The Climate Crisis and Democratic Reform

Lead Research Organisation: University of Essex
Department Name: Essex Business School

Abstract

The ongoing threat of the climate crisis poses significant challenges to democratic forms of governance. Responding to the need for immediate action would require swift policy adaptation from governments on a regional, national and international scale. However, democratic governments across the globe have struggled to respond with adequate policies that would prevent global warming above 1.5 degrees celsius as recommended by the IPCC. Scholars have identified several interconnected processes that have hitherto prevented strong action: the influence of fossil fuel corporations on the policy-making process, the short-term orientation of electoral politics, the polarised nature of public debate, the role of representative institutions and the ways in which expert and scientific evidence are used to justify decision-making. Our response to these issues requires further collaboration across disciplinary boundaries to grasp the full implications of the nature of the challenge in the field of democratic governance.

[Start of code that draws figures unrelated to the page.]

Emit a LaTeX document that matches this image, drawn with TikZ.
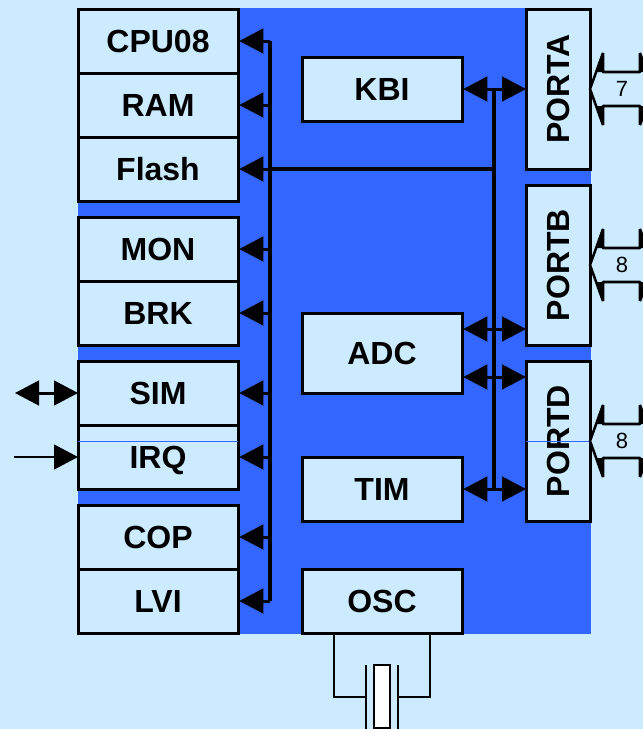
\documentclass[tikz,border=0pt]{standalone}
\usepackage{fontspec}
\setmainfont{Liberation Sans}
\usetikzlibrary{arrows.meta}
\definecolor{pale}{HTML}{CCEBFF}
\definecolor{royal}{HTML}{3366FF}
\tikzset{
  x=0.75pt,y=-0.75pt,
  base/.style={draw=black,fill=pale,line width=2.25pt,inner sep=0pt,outer sep=0pt,
    font=\fontsize{24}{24}\bfseries,text=black},
  blk/.style={base,minimum width=120pt,text height=17.2pt,text depth=0pt},
  prt/.style={base,minimum width=48pt,minimum height=120pt},
  h48/.style={minimum height=48pt},
  h60/.style={minimum height=60pt},
  big/.style={-{Triangle[length=18pt,width=19pt,line width=0pt]},line width=2.25pt,black},
  dbl/.style={{Triangle[length=18pt,width=19pt,line width=0pt]}-{Triangle[length=18pt,width=19pt,line width=0pt]},line width=2.25pt,black},
  bus/.style={line width=2.8pt,black},
  thin/.style={line width=1.7pt,black},
  hair/.style={line width=0.75pt,royal},
  pin/.style={draw=black,line width=1.9pt,line join=bevel},
  num/.style={font=\fontsize{16.5}{16.5}\selectfont,text=black,inner sep=0pt}
}
\begin{document}
\begin{tikzpicture}
\useasboundingbox (0,0) rectangle (643,729);
\clip (0,0) rectangle (643,729);
\fill[pale] (0,0) rectangle (643,729);
\fill[royal] (78,8) rectangle (591,634);
% left column
\node[blk,h48] (cpu) at (158,41) {CPU08};
\node[blk,h48] (ram) at (158,105) {RAM};
\node[blk,h48] (fla) at (158,169) {Flash};
\node[blk,h48] (mon) at (158,249) {MON};
\node[blk,h48] (brk) at (158,313) {BRK};
\node[blk,h48] (sim) at (158,393) {SIM};
\node[blk,h48] (irq) at (158,457) {IRQ};
\node[blk,h48] (cop) at (158,537) {COP};
\node[blk,h48] (lvi) at (158,601) {LVI};
% middle column
\node[blk,h48] (kbi) at (382,89) {KBI};
\node[blk,h60] (adc) at (382,353) {ADC};
\node[blk,h48] (tim) at (382,489) {TIM};
\node[blk,h48] (osc) at (382,601) {OSC};
% ports
\node[prt] (pa) at (558,89) {\rotatebox{90}{PORTA}};
\node[prt] (pb) at (558,265) {\rotatebox{90}{PORTB}};
\node[prt] (pd) at (558,441) {\rotatebox{90}{PORTD}};
% hairlines
\draw[hair] (irq.west |- 0,441) -- (irq.east |- 0,441);
\draw[hair] (pd.west) -- (pd.east);
% buses
\coordinate (lt) at (270,41);
\coordinate (lb) at (270,601);
\coordinate (rt) at (494,89);
\coordinate (rb) at (494,489);
\draw[bus,line cap=square] (lt) -- (lb);
\draw[bus,line cap=square] (rt) -- (rb);
\draw[bus] (270,169) -- (494,169);
% left-bus arrows
\foreach \n in {cpu,ram,fla,mon,brk,sim,irq,cop,lvi}
  \draw[big,shorten >=1pt] (270,0 |- \n.east) -- (\n.east);
% right-bus arrows
\draw[dbl,shorten <=1pt] (kbi.east) -- (pa.west);
\draw[dbl,shorten <=1pt] (adc.east |- 0,329) -- (pb.west |- 0,329);
\draw[dbl,shorten <=1pt] (adc.east |- 0,377) -- (pd.west |- 0,377);
\draw[dbl,shorten <=1pt] (tim.east) -- (pd.west |- tim.east);
% external
\coordinate (ext1) at (15,393);
\coordinate (ext2) at (14,457);
\draw[dbl] (ext1) -- (sim.west);
\draw[thin,-{Triangle[length=18pt,width=19pt,line width=0pt]}] (ext2) -- (irq.west);
% port pins
\foreach \p/\y/\t in {pa/89/7,pb/265/8,pd/441/8}{
  \path[pin,fill=pale] (\p.east |- 0,\y) -- ++(13,-36) -- ++(0,19) -- ++(37,0) -- ++(0,-19) -- ++(13,36) -- ++(-13,36) -- ++(0,-19) -- ++(-37,0) -- ++(0,19) -- cycle;
  \fill[black] (\p.east |- 0,\y) ++(6,-17) -- ++(7,-19) -- ++(0,19) -- cycle;
  \fill[black] (\p.east |- 0,\y) ++(6,17) -- ++(7,19) -- ++(0,-19) -- cycle;
  \fill[black] (\p.east |- 0,\y) ++(50,-36) -- ++(0,19) -- ++(7,0) -- cycle;
  \fill[black] (\p.east |- 0,\y) ++(50,36) -- ++(0,-19) -- ++(7,0) -- cycle;
  \node[num] (n\p) at (622,\y) {\t};
}
% crystal
\coordinate (p1) at (366,697);
\coordinate (p2) at (398,697);
\draw[thin] (334,0 |- osc.south) -- (334,697) -- (p1);
\draw[thin] (430,0 |- osc.south) -- (430,697) -- (p2);
\draw[thin] (366,665) -- (366,729);
\draw[thin] (398,665) -- (398,729);
\draw[thin,fill=white] (374,665) rectangle (390,728);
\end{tikzpicture}
\end{document}
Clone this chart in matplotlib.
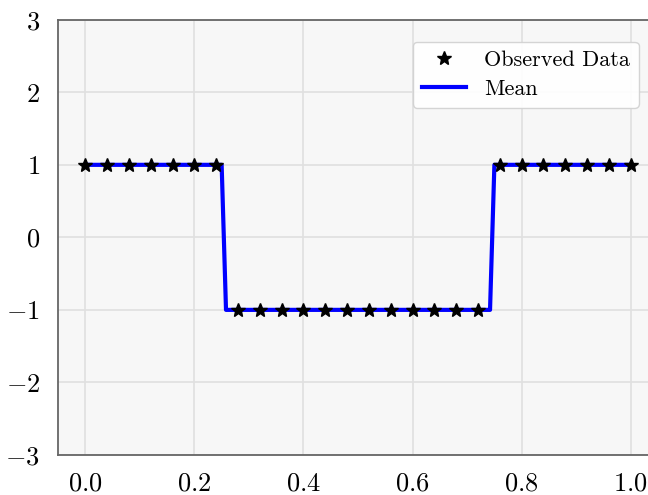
import numpy as np
import matplotlib
matplotlib.use("Agg")
import matplotlib.pyplot as plt

plt.rcParams['font.family'] = 'serif'
plt.rcParams['font.serif'] = ['cmr10']
plt.rcParams['mathtext.fontset'] = 'cm'
plt.rcParams['axes.formatter.use_mathtext'] = True
plt.rcParams['axes.unicode_minus'] = True

# observed data
x_obs = [0.00, 0.04, 0.08, 0.12, 0.16, 0.20, 0.24,
         0.28, 0.32, 0.36, 0.40, 0.44, 0.48, 0.52, 0.56, 0.60, 0.64, 0.68, 0.72,
         0.76, 0.80, 0.84, 0.88, 0.92, 0.96, 1.00]
y_obs = [1, 1, 1, 1, 1, 1, 1,
         -1, -1, -1, -1, -1, -1, -1, -1, -1, -1, -1, -1,
         1, 1, 1, 1, 1, 1, 1]

# predicted mean (step shape)
x_mean = [0.0, 0.25, 0.258, 0.742, 0.75, 1.0]
y_mean = [1, 1, -1, -1, 1, 1]

fig = plt.figure(figsize=(6.48, 4.95), dpi=100)
ax = fig.add_axes([0.0895, 0.081, 0.926, 0.879])
ax.set_facecolor('#f7f7f7')

ax.plot(x_obs, y_obs, '*', color='black', markersize=10, label='Observed Data', zorder=3)
ax.plot(x_mean, y_mean, '-', color='blue', lw=3, label='Mean', zorder=2)

ax.set_xlim(-0.05, 1.05)
ax.set_ylim(-3, 3)
ax.set_xticks([0.0, 0.2, 0.4, 0.6, 0.8, 1.0])
ax.set_yticks([-3, -2, -1, 0, 1, 2, 3])
ax.grid(True, color='#e0e0e0', lw=1.2)
ax.set_axisbelow(True)
for s in ax.spines.values():
    s.set_color('#666666')
    s.set_linewidth(1.3)
ax.tick_params(length=0, labelsize=19)
ax.tick_params(axis='y', pad=13)
ax.tick_params(axis='x', pad=12)

leg = ax.legend(loc='upper left', bbox_to_anchor=(0.573, 0.975), fontsize=16,
                frameon=True, fancybox=True, framealpha=0.9, borderpad=0.4,
                handlelength=2.0, labelspacing=0.4, handletextpad=0.8)
leg.get_frame().set_edgecolor('#d0d0d0')

fig.savefig('out.png', dpi=100)
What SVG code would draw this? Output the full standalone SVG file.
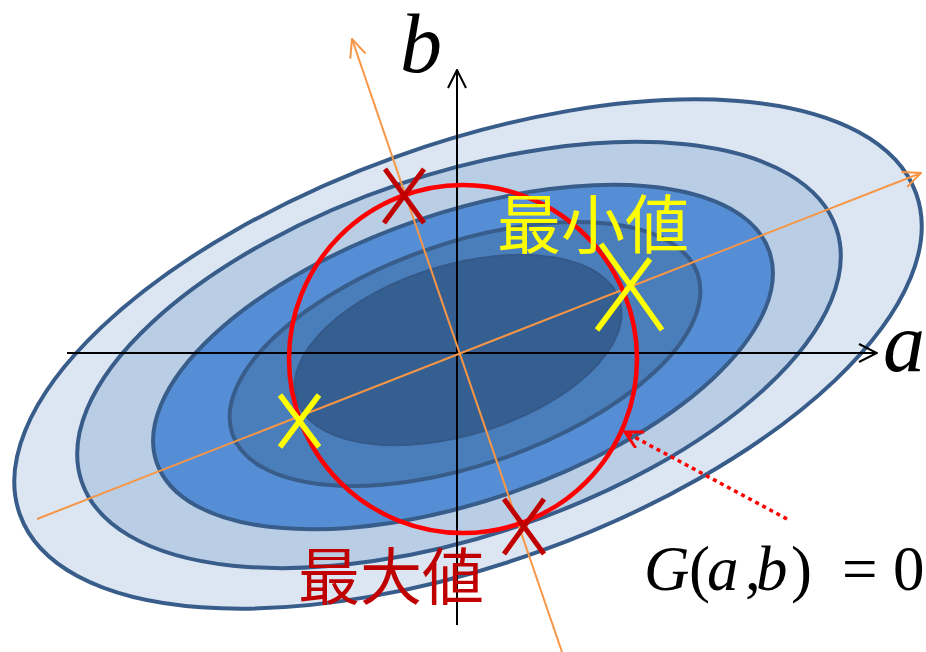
<svg xmlns="http://www.w3.org/2000/svg" width="926" height="652" viewBox="0 0 926 652">
<style>
.ell{stroke:#385D8A;stroke-width:4}
.axis{stroke:#000;stroke-width:2;fill:none}
.orange{stroke:#F79646;stroke-width:2;fill:none}
.redx{stroke:#C00000;stroke-width:5;fill:none}
.yelx{stroke:#FFFF00;stroke-width:5.5;fill:none}
.cjk{font-family:"Noto Sans CJK JP","Noto Sans CJK SC",sans-serif}
.math{font-family:"Liberation Serif","Times New Roman",serif}
.it{font-style:italic}
</style>
<defs>
<marker id="arrBlack" viewBox="0 0 20 20" refX="19" refY="10" markerWidth="20" markerHeight="20" markerUnits="userSpaceOnUse" orient="auto">
<path d="M1,1 L19,10 L1,19" fill="none" stroke="#000" stroke-width="2"/>
</marker>
<marker id="arrOrange" viewBox="0 0 20 18" refX="19" refY="9" markerWidth="20" markerHeight="18" markerUnits="userSpaceOnUse" orient="auto">
<path d="M1,1 L19,9 L1,17" fill="none" stroke="#F79646" stroke-width="2"/>
</marker>
<marker id="arrRed" viewBox="0 0 20 20" refX="18" refY="10" markerWidth="20" markerHeight="20" markerUnits="userSpaceOnUse" orient="auto">
<path d="M1,1 L18,10 L1,19" fill="none" stroke="#FF0000" stroke-width="3"/>
</marker>
</defs>

<g id="contours">
<ellipse class="ell" cx="468" cy="354" rx="476" ry="210" fill="#DCE6F2" transform="rotate(-19.7 468 354)"/>
<ellipse class="ell" cx="459" cy="355" rx="398" ry="181" fill="#B9CDE5" transform="rotate(-18.5 459 355)"/>
<ellipse class="ell" cx="463" cy="357" rx="324" ry="144" fill="#558ED5" transform="rotate(-19 463 357)"/>
<ellipse class="ell" cx="465" cy="354" rx="246" ry="111" fill="#4A7EBB" transform="rotate(-19 465 354)"/>
<ellipse cx="458" cy="350" rx="169" ry="85" fill="#365F91" stroke="#34598A" stroke-width="2" transform="rotate(-17 458 350)"/>
</g>

<g id="connectors">
<line class="axis" x1="67" y1="353" x2="877" y2="353" marker-end="url(#arrBlack)"/>
<line class="axis" x1="457" y1="625" x2="457" y2="70" marker-end="url(#arrBlack)"/>
<line class="orange" x1="37" y1="519" x2="921" y2="173" marker-end="url(#arrOrange)"/>
<line class="orange" x1="562" y1="652" x2="352" y2="39" marker-end="url(#arrOrange)"/>
<line x1="787" y1="519" x2="625" y2="432" stroke="#FF0000" stroke-width="3.5" stroke-dasharray="4 4" marker-end="url(#arrRed)"/>
</g>

<g id="constraint">
<circle cx="463" cy="359" r="174" fill="none" stroke="#FF0000" stroke-width="4.5"/>
</g>

<g id="max-points">
<path class="redx" d="M385,169 L424,223 M424,169 L384,223"/>
<path class="redx" d="M504,499 L544,554 M544,499 L504,554"/>
</g>

<g id="min-points">
<path class="yelx" d="M601,244 L662,330 M650,259 L597,330"/>
<path class="yelx" d="M280,395 L319,447 M319,395 L280,447"/>
</g>

<g id="labels">
<text class="cjk" x="497" y="248" font-size="64" fill="#FFFF00">最小値</text>
<text class="cjk" x="298" y="600" font-size="62" fill="#C00000">最大値</text>
<text class="math it" x="400" y="72" font-size="84">b</text>
<text class="math it" x="883" y="371" font-size="84">a</text>
<text class="math" y="590" font-size="63"><tspan class="it" x="644">G</tspan><tspan x="689">(</tspan><tspan class="it" x="707">a</tspan><tspan x="745">,</tspan><tspan class="it" x="756">b</tspan><tspan x="791">)</tspan><tspan x="842">=</tspan><tspan x="893">0</tspan></text>
</g>
</svg>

The Climate Crisis and Democratic Reform Network will establish an international group of academic and non-academic experts to pursue new lines of inquiry into how climate change is impacting democratic governance and which reforms are necessary to adequately respond to this emerging challenge. This involves interdisciplinary collaboration across political philosophy, law, democratic theory, environmental politics and energy policy. The aim of the network is to produce a theoretically rigorous understanding of democracy in an age of climate crisis and to examine institutional designs that could reform how democracy operates. The network will develop novel justifications for the value of democracy in light of the climate emergency to strengthen commitments to democratic forms of government when faced with these new challenges. The network has the further goal of building relationships between academics and civil society groups. It will provide opportunities for new connections to be formed between different communities of scholars and practitioners that will enable knowledge exchange to take place on the issues of climate change and democratic reform.